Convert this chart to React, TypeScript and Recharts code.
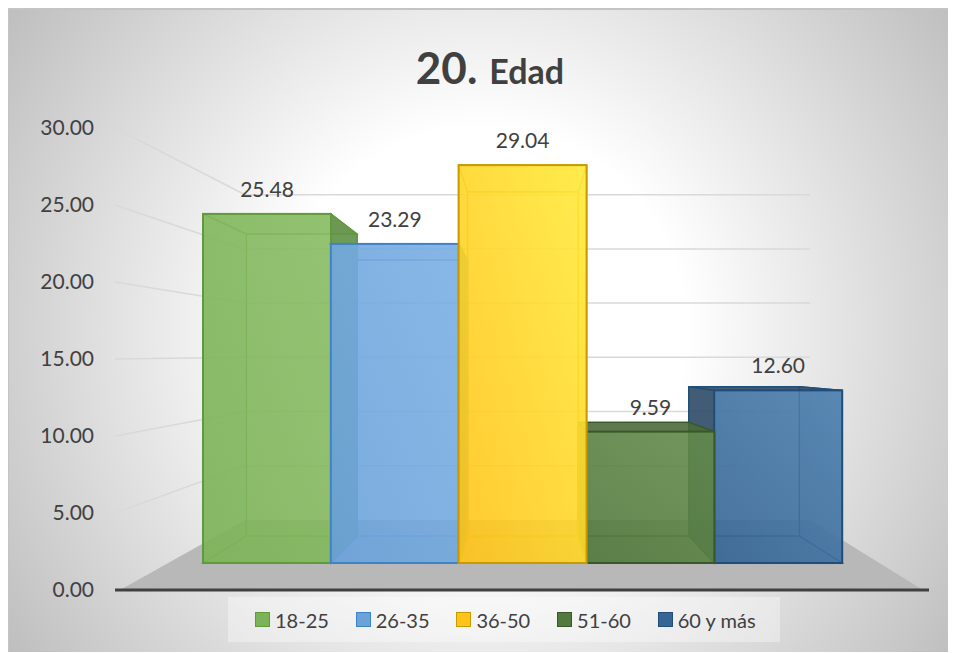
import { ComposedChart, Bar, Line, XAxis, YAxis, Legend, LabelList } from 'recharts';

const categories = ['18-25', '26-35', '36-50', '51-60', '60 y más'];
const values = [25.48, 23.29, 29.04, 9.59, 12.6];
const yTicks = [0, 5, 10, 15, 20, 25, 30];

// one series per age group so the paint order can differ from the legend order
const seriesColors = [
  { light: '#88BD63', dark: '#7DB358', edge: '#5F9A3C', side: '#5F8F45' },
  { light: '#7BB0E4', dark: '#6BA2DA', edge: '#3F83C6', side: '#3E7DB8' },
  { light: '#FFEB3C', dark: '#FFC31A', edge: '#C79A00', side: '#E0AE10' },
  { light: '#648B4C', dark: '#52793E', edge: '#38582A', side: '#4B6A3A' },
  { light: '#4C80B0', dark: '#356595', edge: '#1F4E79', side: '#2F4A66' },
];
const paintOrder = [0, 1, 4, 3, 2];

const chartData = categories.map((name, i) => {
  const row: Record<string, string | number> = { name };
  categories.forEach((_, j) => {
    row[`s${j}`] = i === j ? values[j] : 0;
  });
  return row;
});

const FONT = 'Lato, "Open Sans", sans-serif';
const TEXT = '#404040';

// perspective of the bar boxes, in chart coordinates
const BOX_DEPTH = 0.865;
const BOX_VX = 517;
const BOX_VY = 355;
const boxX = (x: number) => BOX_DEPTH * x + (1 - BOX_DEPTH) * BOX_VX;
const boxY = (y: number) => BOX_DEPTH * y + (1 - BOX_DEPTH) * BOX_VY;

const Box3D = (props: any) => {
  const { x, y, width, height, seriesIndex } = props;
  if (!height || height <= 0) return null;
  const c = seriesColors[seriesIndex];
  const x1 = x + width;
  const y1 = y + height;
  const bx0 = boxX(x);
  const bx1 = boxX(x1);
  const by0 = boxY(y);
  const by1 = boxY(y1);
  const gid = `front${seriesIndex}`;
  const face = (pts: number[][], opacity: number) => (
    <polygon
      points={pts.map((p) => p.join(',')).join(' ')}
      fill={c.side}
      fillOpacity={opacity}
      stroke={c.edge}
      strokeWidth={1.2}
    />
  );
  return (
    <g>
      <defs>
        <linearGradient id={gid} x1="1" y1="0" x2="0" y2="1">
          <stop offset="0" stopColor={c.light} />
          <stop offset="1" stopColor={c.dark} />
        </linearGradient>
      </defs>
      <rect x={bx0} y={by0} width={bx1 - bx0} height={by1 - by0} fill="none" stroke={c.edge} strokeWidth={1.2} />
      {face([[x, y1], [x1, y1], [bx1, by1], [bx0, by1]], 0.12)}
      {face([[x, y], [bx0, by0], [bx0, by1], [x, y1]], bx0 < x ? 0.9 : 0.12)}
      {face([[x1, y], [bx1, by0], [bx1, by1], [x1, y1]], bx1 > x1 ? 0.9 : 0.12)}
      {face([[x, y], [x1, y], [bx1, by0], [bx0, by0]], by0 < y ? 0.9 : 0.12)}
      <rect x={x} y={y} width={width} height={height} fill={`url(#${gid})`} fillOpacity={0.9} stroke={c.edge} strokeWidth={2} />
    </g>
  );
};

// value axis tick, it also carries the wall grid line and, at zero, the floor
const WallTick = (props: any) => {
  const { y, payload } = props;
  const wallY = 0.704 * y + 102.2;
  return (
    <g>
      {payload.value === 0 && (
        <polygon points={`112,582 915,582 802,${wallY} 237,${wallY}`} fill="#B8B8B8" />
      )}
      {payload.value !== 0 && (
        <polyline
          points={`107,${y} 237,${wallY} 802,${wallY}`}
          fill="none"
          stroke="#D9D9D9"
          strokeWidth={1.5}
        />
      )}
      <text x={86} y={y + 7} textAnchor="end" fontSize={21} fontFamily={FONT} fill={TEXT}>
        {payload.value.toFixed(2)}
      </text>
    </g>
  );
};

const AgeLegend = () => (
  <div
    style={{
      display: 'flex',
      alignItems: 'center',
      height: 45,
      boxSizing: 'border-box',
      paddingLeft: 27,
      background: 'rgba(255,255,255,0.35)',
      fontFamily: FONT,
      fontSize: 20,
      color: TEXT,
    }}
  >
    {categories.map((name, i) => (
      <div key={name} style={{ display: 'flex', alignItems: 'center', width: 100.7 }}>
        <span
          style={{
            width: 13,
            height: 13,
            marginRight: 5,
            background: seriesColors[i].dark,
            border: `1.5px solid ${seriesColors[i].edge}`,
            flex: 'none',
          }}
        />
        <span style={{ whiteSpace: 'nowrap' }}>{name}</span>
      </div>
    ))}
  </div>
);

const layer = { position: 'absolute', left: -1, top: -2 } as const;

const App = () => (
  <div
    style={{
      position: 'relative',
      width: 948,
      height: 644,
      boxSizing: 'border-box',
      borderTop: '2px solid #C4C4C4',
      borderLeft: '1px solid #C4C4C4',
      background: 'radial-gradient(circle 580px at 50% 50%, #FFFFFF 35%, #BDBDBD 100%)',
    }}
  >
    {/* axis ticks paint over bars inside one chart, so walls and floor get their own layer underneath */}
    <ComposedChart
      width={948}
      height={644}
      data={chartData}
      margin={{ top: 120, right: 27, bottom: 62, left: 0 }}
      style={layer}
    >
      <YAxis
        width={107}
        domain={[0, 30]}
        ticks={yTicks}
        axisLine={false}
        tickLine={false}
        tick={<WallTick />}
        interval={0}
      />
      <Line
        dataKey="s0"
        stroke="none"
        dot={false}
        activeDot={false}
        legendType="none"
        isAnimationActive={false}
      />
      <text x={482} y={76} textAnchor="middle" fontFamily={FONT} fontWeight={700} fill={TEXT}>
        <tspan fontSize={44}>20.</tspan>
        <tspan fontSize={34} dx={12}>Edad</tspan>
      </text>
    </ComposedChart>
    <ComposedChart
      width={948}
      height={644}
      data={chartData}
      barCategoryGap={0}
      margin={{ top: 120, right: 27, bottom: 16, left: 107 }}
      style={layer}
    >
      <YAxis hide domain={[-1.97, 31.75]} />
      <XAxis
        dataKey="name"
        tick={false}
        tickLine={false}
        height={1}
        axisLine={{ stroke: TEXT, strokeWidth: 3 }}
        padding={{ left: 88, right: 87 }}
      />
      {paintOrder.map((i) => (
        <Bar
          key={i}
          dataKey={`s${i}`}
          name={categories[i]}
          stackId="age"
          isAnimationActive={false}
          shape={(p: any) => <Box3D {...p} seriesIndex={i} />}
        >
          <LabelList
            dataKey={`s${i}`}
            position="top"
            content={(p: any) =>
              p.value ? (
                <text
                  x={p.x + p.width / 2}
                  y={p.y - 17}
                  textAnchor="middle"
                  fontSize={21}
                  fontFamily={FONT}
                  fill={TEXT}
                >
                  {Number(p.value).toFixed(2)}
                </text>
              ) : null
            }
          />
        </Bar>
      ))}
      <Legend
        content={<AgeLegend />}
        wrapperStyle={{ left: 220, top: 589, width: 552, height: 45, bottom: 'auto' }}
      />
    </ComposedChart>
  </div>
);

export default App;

#### TO BE DONE:
Copy exactly the lines running from the beginning of the listing through the line that has "const yTicks = [0, 5, 10, 15, 20, 25, 30];". Drop the pictures.

#### ANSWER TO THIS EXERCISE:
Convert this chart to React, TypeScript and Recharts code.
import { ComposedChart, Bar, Line, XAxis, YAxis, Legend, LabelList } from 'recharts';

const categories = ['18-25', '26-35', '36-50', '51-60', '60 y más'];
const values = [25.48, 23.29, 29.04, 9.59, 12.6];
const yTicks = [0, 5, 10, 15, 20, 25, 30];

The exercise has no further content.